We report the performance of the DMTK Word Embedding tool on the English versions of Wiki2014 which contains 340,288,3423 tokens. The performances of DMTK Word Embedding are given as follows. The experiments are run on 20 cores of Intel Xeon E5-2670 CPU on each machine.

Progarm Name Dimension Machine Analogical Reasoning WS353 Time
Google Word2Vec 300 1 64.6% 64.4% 52340s
DMTK Word2Vec 300 4 65.3% 75.1% 23484s

* The dataset statistics are got after data preprocessing.

* Analogical reasoning is evaluated by accuracy.

* WS353 is evaluated by Spearman's Rank.

* All the above experiments were run with the configuration like that:-cbow 1 -size 300 -alpha 0.05 -epoch 20 -window 5 -sample 0.0001 -hs 0 -negative 5 -mincount 5 -use_adagrad 0. For DWE, the data block size is set as -data_block_size 100000000(100MB).

* Take the best result in 20 epoch in experiments for the final result.

Convergence is as follows:

Analogical Reasoning google vs dmtk.png

WS 353 google vs dmtk.png

Traning Suggestion

For High Quality Of Word Embedding

  • Adjust the learning rate alpha. You can try different learning rate according to convergence of every epoch.

  • For small dataset, you can try Skip-gram and setcbow = 0. For large dataset, you can try cbow = 1.

  • A small sample value may improve the performance of word embedding.

  • The init value of word embedding are randomly sample from Uniform[-0.5/embedding_size , 0.5/embedding]. Please consider before you change it.

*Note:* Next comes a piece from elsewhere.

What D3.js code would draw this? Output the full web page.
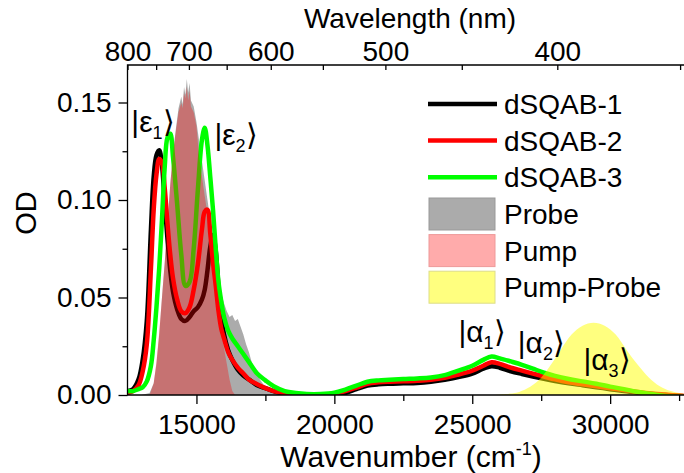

  • Finally, dataset is really important.

For Speed

  • Hierarchical softmax could get high quality word embedding in few epoch. But negative sample is faster and their performance are almost same when converged. You can set hs = 0 and change negative.

  • is_pipeline = 1 means the training model will train and request parameters in parallel. Which could help to reduce the training time.

  • You could try setting a larger number of threads with the risk of lower accuracy.

References

[1] Tomas Mikolov, Kai Chen, Greg Corrado, and Jeffrey Dean.Efficient Estimation of Word Representations in Vector Space.In Proceedings of Workshop at ICLR, 2013.